No. A match can be a helpful catalyst, but it is not a reliable indicator of project quality. The more important questions are whether the project is necessary, whether the camp has credible governance and financial controls, whether the full budget is disclosed, and whether the camp has a plan to maintain what it builds. A match should be evaluated as a fundraising structure within a larger picture of faithfulness and accountability.

What is a reasonable way for a camp to report on a matched capital campaign?

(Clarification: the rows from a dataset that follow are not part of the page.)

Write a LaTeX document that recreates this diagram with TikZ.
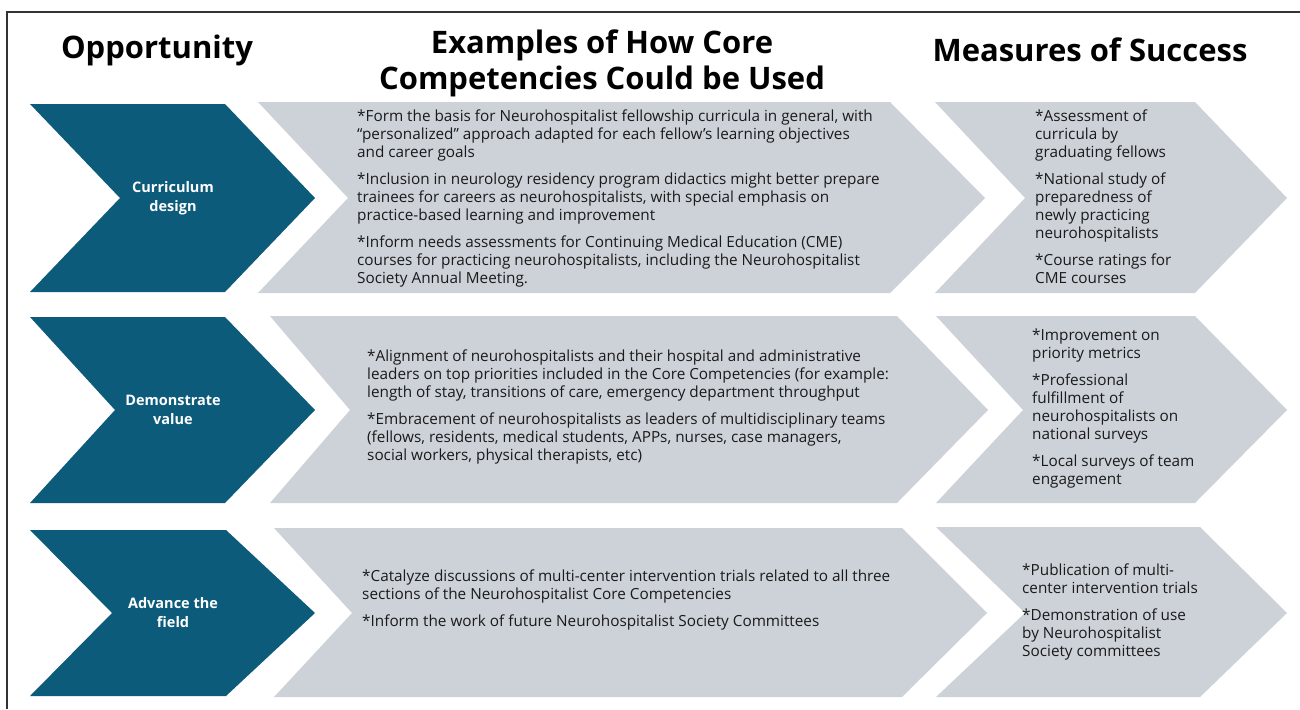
\documentclass[tikz,border=0pt]{standalone}
\usepackage{fontspec}
\setmainfont{Open Sans}
\definecolor{chevblue}{HTML}{0D5B7B}
\definecolor{chevgrey}{HTML}{CDD2D9}
\definecolor{txt}{HTML}{1A1A1A}
\begin{document}
\begin{tikzpicture}[x=1pt,y=-1pt,
  head/.style={font=\bfseries\fontsize{31}{36}\selectfont, text=black, align=center, inner sep=0pt},
  lab/.style={font=\bfseries\fontsize{14.5}{19}\selectfont, text=white, align=center, inner sep=0pt},
  body/.style={font=\fontsize{15.3}{18}\selectfont, text=txt, align=left, anchor=north west, inner sep=0pt},
  blue/.style={fill=chevblue},
  grey/.style={fill=chevgrey}]
\useasboundingbox (0,0) rectangle (1300,709);
\fill[white] (0,0) rectangle (1300,709);
\draw[line width=1.3pt, black!80] (7,709) -- (7,12) -- (1300,12);

% headers
\node[head] (h1) at (157,50) {Opportunity};
\node[head] (h2) at (602,63) {Examples of How Core\\Competencies Could be Used};
\node[head] (h3) at (1090,50) {Measures of Success};

% row 1
\fill[blue] (30,104) -- (225,104) -- (315,198) -- (225,292) -- (30,292) -- (120,198) -- cycle;
\fill[grey] (258,102) -- (890,102) -- (985,198) -- (890,293) -- (258,293) -- (348,198) -- cycle;
\fill[grey] (935,102) -- (1195,102) -- (1287,198) -- (1195,293) -- (935,293) -- (1025,198) -- cycle;
% row 2
\fill[blue] (30,317) -- (225,317) -- (315,410) -- (225,503) -- (30,503) -- (115,410) -- cycle;
\fill[grey] (270,316) -- (897,316) -- (988,410) -- (897,503) -- (270,503) -- (350,410) -- cycle;
\fill[grey] (936,316) -- (1195,316) -- (1287,410) -- (1195,503) -- (936,503) -- (1023,410) -- cycle;
% row 3
\fill[blue] (30,530) -- (226,530) -- (315,613) -- (226,696) -- (30,696) -- (112,613) -- cycle;
\fill[grey] (274,528) -- (902,528) -- (987,613) -- (902,697) -- (274,697) -- (352,613) -- cycle;
\fill[grey] (936,527) -- (1200,527) -- (1287,613) -- (1200,697) -- (936,697) -- (1025,613) -- cycle;

% labels
\node[lab] (l1) at (173,198) {Curriculum\\design};
\node[lab] (l2) at (173,410) {Demonstrate\\value};
\node[lab] (l3) at (173,613) {Advance the\\field};

% body text
\node[body] (t1) at (357,110) {*Form the basis for Neurohospitalist fellowship curricula in general, with\\
“personalized” approach adapted for each fellow’s learning objectives\\
and career goals\\[9pt]
*Inclusion in neurology residency program didactics might better prepare\\
trainees for careers as neurohospitalists, with special emphasis on\\
practice-based learning and improvement\\[9pt]
*Inform needs assessments for Continuing Medical Education (CME)\\
courses for practicing neurohospitalists, including the Neurohospitalist\\
Society Annual Meeting.};
\node[body] (m1) at (1035,110) {*Assessment of\\
curricula by\\
graduating fellows\\[9pt]
*National study of\\
preparedness of\\
newly practicing\\
neurohospitalists\\[9pt]
*Course ratings for\\
CME courses};

\node[body] (t2) at (367,350) {*Alignment of neurohospitalists and their hospital and administrative\\
leaders on top priorities included in the Core Competencies (for example:\\
length of stay, transitions of care, emergency department throughput\\[9pt]
*Embracement of neurohospitalists as leaders of multidisciplinary teams\\
(fellows, residents, medical students, APPs, nurses, case managers,\\
social workers, physical therapists, etc)};
\node[body] (m2) at (1032,329) {*Improvement on\\
priority metrics\\[9pt]
*Professional\\
fulfillment of\\
neurohospitalists on\\
national surveys\\[9pt]
*Local surveys of team\\
engagement};

\node[body] (t3) at (362,570) {*Catalyze discussions of multi-center intervention trials related to all three\\
sections of the Neurohospitalist Core Competencies\\[9pt]
*Inform the work of future Neurohospitalist Society Committees};
\node[body] (m3) at (1022,564) {*Publication of multi-\\
center intervention trials\\[9pt]
*Demonstration of use\\
by Neurohospitalist\\
Society committees};
\end{tikzpicture}
\end{document}
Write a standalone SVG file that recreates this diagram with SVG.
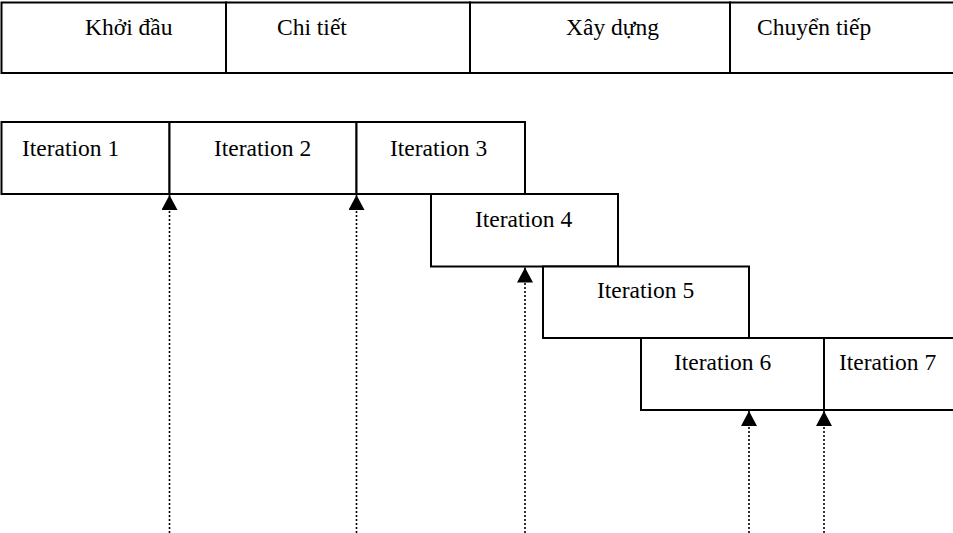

A reasonable reporting standard includes at least four elements: funds raised to date (distinguishing restricted project funds from general giving), match status (met, partially met, or pending), project progress against major milestones, and budget performance including approved scope changes. Mature reporting also states who authorized changes and how donors will be notified when material adjustments are made.

Capital matches that honor donors and strengthen ministry

Matching gifts can help Christian camps fund capital projects in a way that invites broader participation and demonstrates unity of purpose. They can also tempt ministries toward inflated urgency, unclear restrictions, and governance shortcuts that later injure trust.

Donors best serve camps when they respond not only to the attractiveness of a match, but to verifiable evidence of integrity: clear terms, realistic budgets, disciplined oversight, and transparent reporting. That is the kind of stewardship that sustains ministry long after the ribbon-cutting.